A long time ago one of my classmates claimed he discovered a formula for prime numbers and he became so famous among students and our teacher.

If we have two digits twin prime numbers (primes which differ by two) by adding $40$ to larger number we can generate a prime number.

For example consider $(11,13)$ then $53$ is also prime or for $(71,73)$, $113$ is also a prime number.

Amazingly it works for all two digits numbers! However its weakness is that it only works for two digit numbers.

So I wonder was it a known formula and my classmate found it somewhere or he really did discovered it?

Also is it possible to prove this works without checking for all two digits twins ?

Answer 1

This is partly because in many cases the larger one of the $2$-digit twin-prime numbers is of the form $n(n+1)+1$. So adding $40$ gives a prime. This is a consequence of the well-known prime generating formula $f(n)=n^2+n+41$. First contradiction occurs at $n=41$, which gives a 3-digit composite number. There are only $2$ exceptions, $(17,19)$, and $(59,61)$, these are coincidental.

Answer 2

The observation is best explained by the strong law of small numbers. Notice that the posited relationship fails for the single digit twin prime $3,5$ but holds for the single digit twin prime $5,7$. Restricting matters to two digit twin primes is just cherry-picking initial conditions to make a coincidence look more special than it is. Moving to three digit twin primes doesn't eliminate the phenomenon, it just renders it less frequent so that the occurrence of the relationship becomes stochastic rather than absolute.

$40=6\cdot 7-2 \equiv -2 \bmod 6$. Recall that all primes $p \ge 5$ have the form $6k \pm 1$. The larger member of such a set of twin primes will have the form $6k+1$, so $6k+1 +40=6(k+7)-1$. Notice that for primes of the form $6k-1$, the only values of $k<20$ which do not give rise to a prime are $\{6,11,13,16\}$ see OEIS A024898.

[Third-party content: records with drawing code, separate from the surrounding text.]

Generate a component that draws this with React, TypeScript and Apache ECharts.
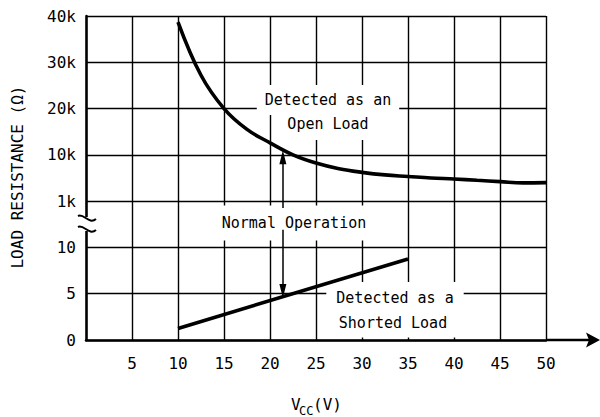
import { useEffect, useRef } from "react";
import * as echarts from "echarts";

// Y axis: piecewise scale with a break between 10 Ω and 1 kΩ
const yTickLabels = ["0", "5", "10", "1k", "10k", "20k", "30k", "40k"];
const xMin = 0;
const xMax = 50;
const xStep = 5;

// Upper curve: threshold for "open load" detection (Ω)
const openVcc = [10, 12.5, 15, 17.5, 20, 22.5, 25, 27.5, 30, 32.5, 35, 37.5, 40, 42.5, 45, 47.5, 50];
const openRes = [38700, 27200, 20000, 15500, 12600, 10000, 8400, 7300, 6600, 6100, 5800, 5500, 5300, 5050, 4800, 4550, 4600];

// Lower line: threshold for "shorted load" detection (Ω)
const shortVcc = [10, 35];
const shortRes = [1.25, 8.75];

// Arrows for "Normal Operation" (Vcc, axis index position)
const arrowVcc = 21.4;
const upArrowIdx = [2.85, 3.95];
const downArrowIdx = [2.38, 1.06];

const FONT = "DejaVu Sans Mono";

function toIdx(r: number): number {
  if (r <= 10) return r / 5;
  if (r <= 10000) return 3 + (r - 1000) / 9000;
  return 4 + (r - 10000) / 10000;
}

export default function App() {
  const ref = useRef<HTMLDivElement>(null);
  useEffect(() => {
    if (!ref.current) return;
    const chart = echarts.init(ref.current, undefined, { renderer: "svg" });
    const gridLeft = 86, gridRight = 546, gridTop = 16, gridBottom = 340;
    const textBox = (text: string, x: number, y: number, pad: number[]) => ({
      type: "text",
      x,
      y,
      z: 1,
      silent: true,
      style: {
        text,
        fontFamily: FONT,
        fontSize: 15,
        fill: "#000",
        align: "center",
        verticalAlign: "middle",
        backgroundColor: "#fff",
        padding: pad,
      },
    });
    chart.setOption({
      animation: false,
      backgroundColor: "#fff",
      grid: {
        left: gridLeft,
        right: 600 - gridRight,
        top: gridTop,
        bottom: 417 - gridBottom,
        outerBoundsMode: "none",
      },
      xAxis: {
        type: "value",
        min: xMin,
        max: xMax,
        interval: xStep,
        axisLine: { show: true, onZero: false, lineStyle: { color: "#000", width: 2.5 } },
        axisTick: { show: false },
        axisLabel: {
          margin: 15,
          color: "#000",
          fontFamily: FONT,
          fontSize: 16,
          formatter: (v: number) => (v === 0 ? "" : String(v)),
        },
        splitLine: { show: true, lineStyle: { color: "#000", width: 1.4 } },
      },
      yAxis: {
        type: "value",
        min: 0,
        max: yTickLabels.length - 1,
        interval: 1,
        axisLine: { show: true, onZero: false, lineStyle: { color: "#000", width: 2.5 } },
        axisTick: { show: false },
        axisLabel: {
          margin: 10,
          color: "#000",
          fontFamily: FONT,
          fontSize: 16,
          formatter: (v: number) => yTickLabels[Math.round(v)] ?? "",
        },
        splitLine: { show: true, lineStyle: { color: "#000", width: 1.4 } },
      },
      series: [
        {
          type: "line",
          data: openVcc.map((v, i) => [v, toIdx(openRes[i])]),
          smooth: 0.4,
          showSymbol: false,
          symbol: "none",
          lineStyle: { color: "#000", width: 3.6 },
          z: 3,
          markLine: {
            silent: true,
            symbol: ["none", "triangle"],
            symbolSize: [7, 14],
            label: { show: false },
            lineStyle: { color: "#000", width: 1.5, type: "solid" },
            emphasis: { disabled: true },
            data: [
              [{ coord: [arrowVcc, upArrowIdx[0]] }, { coord: [arrowVcc, upArrowIdx[1]] }],
              [{ coord: [arrowVcc, downArrowIdx[0]] }, { coord: [arrowVcc, downArrowIdx[1]] }],
            ],
          },
        },
        {
          type: "line",
          data: shortVcc.map((v, i) => [v, toIdx(shortRes[i])]),
          showSymbol: false,
          symbol: "none",
          lineStyle: { color: "#000", width: 3.6 },
          z: 3,
        },
      ],
      graphic: [
        textBox("Detected as an", 328, 100, [9, 8, 6, 8]),
        textBox("Open Load", 328, 124, [6, 8, 11, 8]),
        textBox("Normal Operation", 294, 223, [10, 8, 10, 8]),
        textBox("Detected as a", 395, 298, [11, 10, 6, 10]),
        textBox("Shorted Load", 393, 323, [6, 10, 8, 10]),
        // x axis extension with arrow
        {
          type: "line",
          z: 5,
          silent: true,
          shape: { x1: gridRight, y1: gridBottom, x2: 592, y2: gridBottom },
          style: { stroke: "#000", lineWidth: 2.5 },
        },
        {
          type: "polygon",
          z: 5,
          silent: true,
          shape: { points: [[586, 332.5], [600, 340], [586, 347.5], [589, 340]] },
          style: { fill: "#000" },
        },
        // axis break
        {
          type: "rect",
          z: 5,
          silent: true,
          shape: { x: 82, y: 217, width: 9, height: 14 },
          style: { fill: "#fff" },
        },
        {
          type: "bezierCurve",
          z: 6,
          silent: true,
          shape: { x1: 78, y1: 216, cpx1: 84, cpy1: 213, cpx2: 89, cpy2: 225, x2: 96, y2: 219 },
          style: { stroke: "#000", lineWidth: 2, fill: "none" },
        },
        {
          type: "bezierCurve",
          z: 6,
          silent: true,
          shape: { x1: 78, y1: 227, cpx1: 84, cpy1: 224, cpx2: 89, cpy2: 236, x2: 96, y2: 230 },
          style: { stroke: "#000", lineWidth: 2, fill: "none" },
        },
        // y axis title
        {
          type: "text",
          x: 17,
          y: 177,
          rotation: Math.PI / 2,
          silent: true,
          style: {
            text: "LOAD RESISTANCE (Ω)",
            fontFamily: FONT,
            fontSize: 16,
            fill: "#000",
            align: "center",
            verticalAlign: "middle",
          },
        },
        // x axis title
        {
          type: "text",
          x: 291,
          y: 404,
          silent: true,
          style: { text: "V", fontFamily: FONT, fontSize: 16, fill: "#000", align: "left", verticalAlign: "middle" },
        },
        {
          type: "text",
          x: 299,
          y: 411,
          silent: true,
          style: { text: "CC", fontFamily: FONT, fontSize: 12, fill: "#000", align: "left", verticalAlign: "middle" },
        },
        {
          type: "text",
          x: 313,
          y: 404,
          silent: true,
          style: { text: "(V)", fontFamily: FONT, fontSize: 16, fill: "#000", align: "left", verticalAlign: "middle" },
        },
      ],
    });
    return () => chart.dispose();
  }, []);
  return (
    <div
      ref={ref}
      style={{ position: "fixed", left: 0, top: 0, width: 600, height: 417, background: "#fff" }}
    />
  );
}
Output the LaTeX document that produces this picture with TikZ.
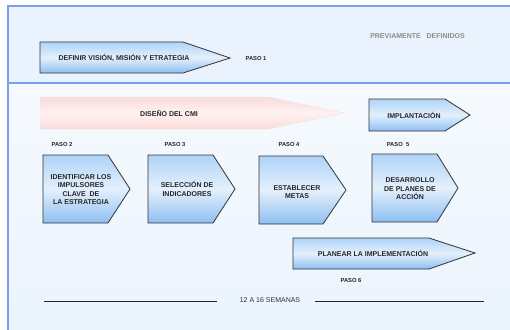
\documentclass[tikz,border=0pt]{standalone}
\usepackage{fontspec}
\setmainfont{Liberation Sans}
\definecolor{marco}{HTML}{7C9DF0}
\definecolor{fondoA}{HTML}{EAF3FD}
\definecolor{fondoB}{HTML}{F6FAFE}
\definecolor{azulA}{HTML}{AED3F8}
\definecolor{azulB}{HTML}{E4F0FC}
\definecolor{azulC}{HTML}{8DBFF2}
\definecolor{rosaA}{HTML}{FBDCDC}
\definecolor{rosaB}{HTML}{FFF1F1}
\tikzset{
  paso/.style={draw=black!80,line width=0.8pt,top color=azulA,bottom color=azulC,middle color=azulB},
  cmi/.style={draw=rosaA,line width=0.4pt,top color=rosaA,bottom color=rosaA,middle color=rosaB},
  txt/.style={font=\bfseries\fontsize{7}{8.5}\selectfont,align=center,inner sep=0pt,text=black!85},
  lbl/.style={font=\bfseries\fontsize{5.8}{7}\selectfont,inner sep=0pt,text=black!85},
}
\begin{document}
\begin{tikzpicture}[x=1pt,y=-1pt]
\useasboundingbox (0,0) rectangle (510,329);
\clip (0,0) rectangle (510,329);
% marco de fondo
\fill[white] (0,0) rectangle (510,329);
\draw[marco,line width=1.5pt,fill=fondoA] (8,6) rectangle (520,83);
\draw[marco,line width=1.5pt,top color=fondoB,bottom color=fondoA] (8,83) rectangle (520,340);
\node[font=\bfseries\fontsize{7}{8.5}\selectfont,text=black!45,inner sep=0pt] (prev) at (417.5,36) {PREVIAMENTE\ \ \ DEFINIDOS};
% paso 1
\draw[paso] (40,42) -- (183,42) -- (230,58) -- (183,73) -- (40,73) -- cycle;
\node[txt] (vision) at (124,58) {DEFINIR VISIÓN, MISIÓN Y ETRATEGIA};
\node[lbl] (P1) at (256,58.5) {PASO 1};
% diseno e implantacion
\draw[cmi] (40,97) -- (268,97) -- (344,113) -- (268,129) -- (40,129) -- cycle;
\node[txt] (diseno) at (169,113) {DISEÑO DEL CMI};
\draw[paso] (369,99) -- (445,99) -- (470,115) -- (445,131) -- (369,131) -- cycle;
\node[txt] (implan) at (414,115) {IMPLANTACIÓN};
% pasos 2 a 5
\node[lbl] (P2) at (62,145) {PASO 2};
\node[lbl] (P3) at (175,145) {PASO 3};
\node[lbl] (P4) at (289,145) {PASO 4};
\node[lbl] (P5) at (398,145) {PASO\ \ 5};
\draw[paso] (43,155) -- (108,155) -- (130,189) -- (108,223) -- (43,223) -- cycle;
\node[txt] (impuls) at (81,189.5) {IDENTIFICAR LOS\\IMPULSORES\\CLAVE\ \ DE\\LA ESTRATEGIA};
\draw[paso] (148,155) -- (213,155) -- (235,189) -- (213,223) -- (148,223) -- cycle;
\node[txt] (indic) at (187,189) {SELECCIÓN DE\\INDICADORES};
\draw[paso] (259,156) -- (323,156) -- (346,190) -- (323,224) -- (259,224) -- cycle;
\node[txt] (metas) at (297,192) {ESTABLECER\\METAS};
\draw[paso] (372,154) -- (437,154) -- (458,188) -- (437,222) -- (372,222) -- cycle;
\node[txt] (planes) at (410,189) {DESARROLLO\\DE PLANES DE\\ACCIÓN};
% paso 6
\draw[paso] (293,238) -- (429,238) -- (475,253) -- (429,269) -- (293,269) -- cycle;
\node[txt] (planear) at (373,253) {PLANEAR LA IMPLEMENTACIÓN};
\node[lbl] (P6) at (351,280) {PASO 6};
% duracion
\node[font=\fontsize{7}{8.5}\selectfont,text=black!80,inner sep=0pt] (sem) at (270,300.5) {12 A 16 SEMANAS};
\coordinate (lnA) at (44,301);
\coordinate (lnB) at (217,301);
\coordinate (lnC) at (315,301);
\coordinate (lnD) at (484,301);
\draw[black!40,line width=1.2pt] ([yshift=-0.5pt]lnA) -- ([yshift=-0.5pt]lnB);
\draw[black!40,line width=1.2pt] ([yshift=-0.5pt]lnC) -- ([yshift=-0.5pt]lnD);
\draw[black!85,line width=0.7pt] (lnA) -- (lnB);
\draw[black!85,line width=0.7pt] (lnC) -- (lnD);
\end{tikzpicture}
\end{document}
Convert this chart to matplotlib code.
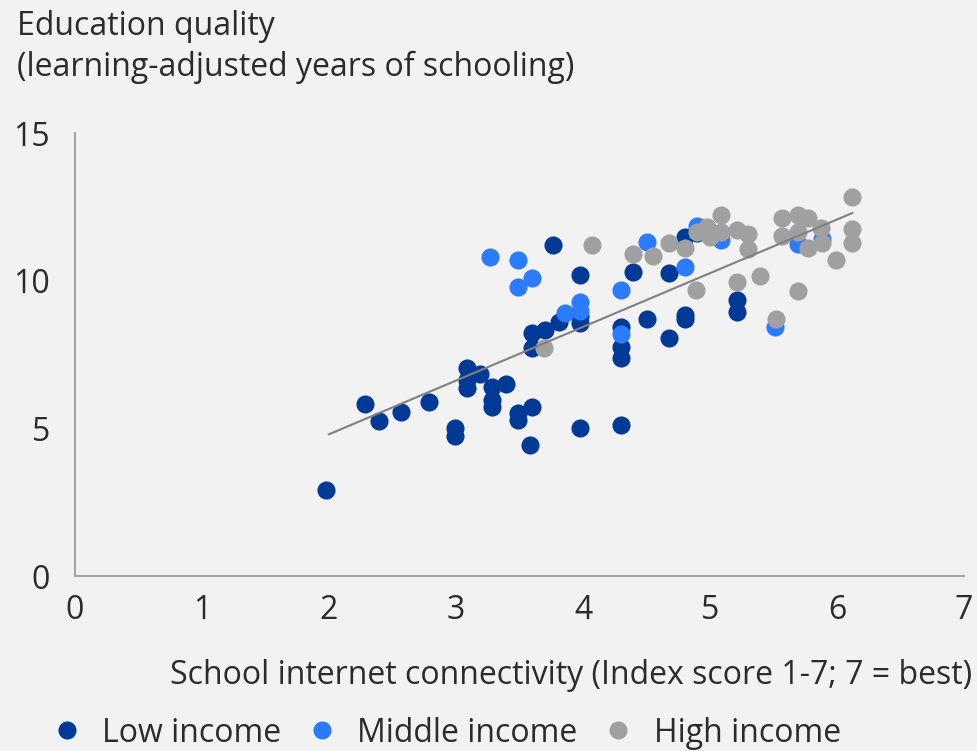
import matplotlib.pyplot as plt
from matplotlib.lines import Line2D
import numpy as np

plt.rcParams['font.family'] = ['Open Sans', 'DejaVu Sans']

# low income
low_x = [1.98, 2.28, 2.39, 2.57, 2.79, 2.99, 2.99, 3.09, 3.09, 3.09, 3.19, 3.28, 3.28, 3.28,
         3.39, 3.49, 3.49, 3.60, 3.58, 3.60, 3.60, 3.70, 3.76, 3.81, 3.98, 3.98, 3.98, 3.98,
         4.30, 4.30, 4.30, 4.30, 4.39, 4.50, 4.68, 4.68, 4.80, 4.80, 4.80, 4.90, 5.21, 5.21]
low_y = [2.91, 5.82, 5.25, 5.55, 5.89, 5.01, 4.74, 7.04, 6.64, 6.37, 6.84, 6.40, 5.96, 5.72,
         6.50, 5.52, 5.28, 5.72, 4.44, 8.23, 7.72, 8.33, 11.21, 8.60, 10.19, 8.80, 8.57, 5.01,
         8.43, 7.75, 7.38, 5.11, 10.29, 8.70, 10.26, 8.06, 11.48, 8.84, 8.70, 11.60, 9.35, 8.94]

# middle income
mid_x = [3.27, 3.49, 3.49, 3.60, 3.86, 3.98, 3.98, 4.30, 4.30, 4.50, 4.80, 4.90, 5.09,
         5.51, 5.69, 5.88]
mid_y = [10.80, 10.70, 9.79, 10.09, 8.91, 9.28, 8.97, 9.69, 8.20, 11.31, 10.46, 11.85, 11.38,
         8.43, 11.24, 11.41]

# high income
high_x = [3.69, 4.07, 4.39, 4.55, 4.68, 4.80, 4.89, 4.90, 4.98, 5.00, 5.09, 5.09, 5.21, 5.30,
          5.30, 5.21, 5.39, 5.52, 5.57, 5.57, 5.69, 5.69, 5.77, 5.77, 5.87, 5.88, 5.69, 5.99,
          6.12, 6.12, 6.12]
high_y = [7.72, 11.21, 10.90, 10.84, 11.28, 11.11, 9.69, 11.65, 11.82, 11.48, 12.22, 11.65,
          11.72, 11.58, 11.07, 9.96, 10.16, 8.70, 12.12, 11.51, 12.22, 11.65, 12.12, 11.10,
          11.78, 11.28, 9.65, 10.70, 12.83, 11.75, 11.28]

trend_x = [2.0, 6.12]
trend_y = [4.8, 12.29]

labels = ['Low income', 'Middle income', 'High income']

bg = '#f2f2f2'
txt = '#2b2b2b'
c_low = '#003a96'
c_mid = '#2b7bfe'
c_high = '#a0a0a0'
fs = 23

fig = plt.figure(figsize=(9.78, 7.51), dpi=100, facecolor=bg)
ax = fig.add_axes([0.0767, 0.233, 0.909, 0.5899])
ax.set_facecolor(bg)

ax.scatter(low_x, low_y, s=170, color=c_low, linewidths=0, zorder=3)
ax.scatter(mid_x, mid_y, s=170, color=c_mid, linewidths=0, zorder=3)
ax.scatter(high_x, high_y, s=170, color=c_high, linewidths=0, zorder=3)
ax.plot(trend_x, trend_y, color='#808080', linewidth=1.5, zorder=4)

ax.set_xlim(0, 7)
ax.set_ylim(0, 15)
ax.set_xticks(range(0, 8))
ax.set_yticks([0, 5, 10, 15])
ax.tick_params(length=0, labelsize=fs, labelcolor=txt)
ax.tick_params(axis='x', pad=13)
ax.tick_params(axis='y', pad=18)
for s in ['top', 'right']:
    ax.spines[s].set_visible(False)
for s in ['left', 'bottom']:
    ax.spines[s].set_color('#a6a6a6')
    ax.spines[s].set_linewidth(1.5)

fig.text(17/978, 1 - 35/751, 'Education quality', fontsize=fs, color=txt, va='baseline')
fig.text(17/978, 1 - 76/751, '(learning-adjusted years of schooling)', fontsize=fs,
         color=txt, va='baseline')
fig.text(972/978, 1 - 684/751, 'School internet connectivity (Index score 1-7; 7 = best)',
         fontsize=fs, color=txt, ha='right', va='baseline')

handles = [Line2D([], [], linestyle='none', marker='o', markersize=13, markeredgewidth=0,
                  markerfacecolor=c) for c in (c_low, c_mid, c_high)]
fig.legend(handles, labels, loc='center left', bbox_to_anchor=(51/978, 1 - 733/751),
           ncol=3, frameon=False, fontsize=fs, labelcolor=txt, handletextpad=0.6,
           columnspacing=0.78, borderpad=0, borderaxespad=0, handlelength=1.0)

plt.savefig('out.png', dpi=100, facecolor=bg)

The values of $k$ for which $6k \pm 1$ is a twin prime are given in OEIS A0002822. For twin primes of less than three digits, that list is $k=\{1,2,3,5,7,10,12\}$. The corresponding list of $k+7$ would be $k+7=\{8,9,10,12,14,17,19\}$.

By happenstance alone $\{6,11,13,16\} \cap \{8,9,10,12,14,17,19\}=\{\emptyset\}$, accounting for the observation.